Berbeda dengan petani di luar negeri, kata Ujang, yang sudah menggunakan teknologi terapan untuk dunia pertanian dan hortikultura yang ongkos produksinya dapat ditekan sedemikian rupa. “Dengan teknologi, cetakan atau hasil produksinya pun memiliki standar kualitas yang tinggi. Contoh wortel, di kita kecil-kecil, ada juga yang besar. Tapi coba yang dari luar (daerah/negeri). Sudahlah besar-besar, ukurannya sama, pas, panjangnya pun sama,” terangnya.

Hal tersebut, lanjut dia, belum ditambah ongkos membuka lahan tanaman-tanaman seperti bawang, wortel, dan lainnya yang lebih mahal ketimbang menanam padi. “Belum lagi perawatannya. Banyak petani yang takut gagal karena ongkosnya besar,” jelas mantan Manager di salah satu BUMN yang bergerak di bidang pertanian ini.

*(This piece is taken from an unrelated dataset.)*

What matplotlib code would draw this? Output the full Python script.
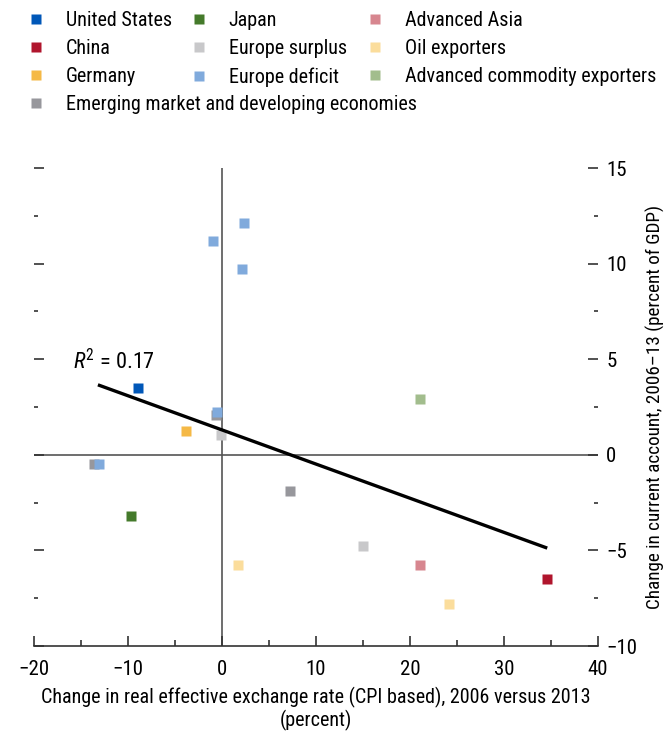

Meski begitu, pada posisi ini, Ujang belum mau ‘menyalahkan’ pemerintah, yang dianggap banyak kalangan seolah lepas tangan dengan penyediaan fasilitas teknologi terapan maupun dari sisi modal usaha pertanian.

“Untuk teknologi sebenarnya kita sudah pernah menerapkan ini. Tapi, SDM para petani kita masih belum mumpuni. Akhirnya, hasilnya juga tidak maksimal,” tukasnya.

Soal pendanaan juga begitu. Ujang yakin pemerintah telah menerapkan sistem kredit pertanian yang murah. Dalam artian bisa dijangkau petani.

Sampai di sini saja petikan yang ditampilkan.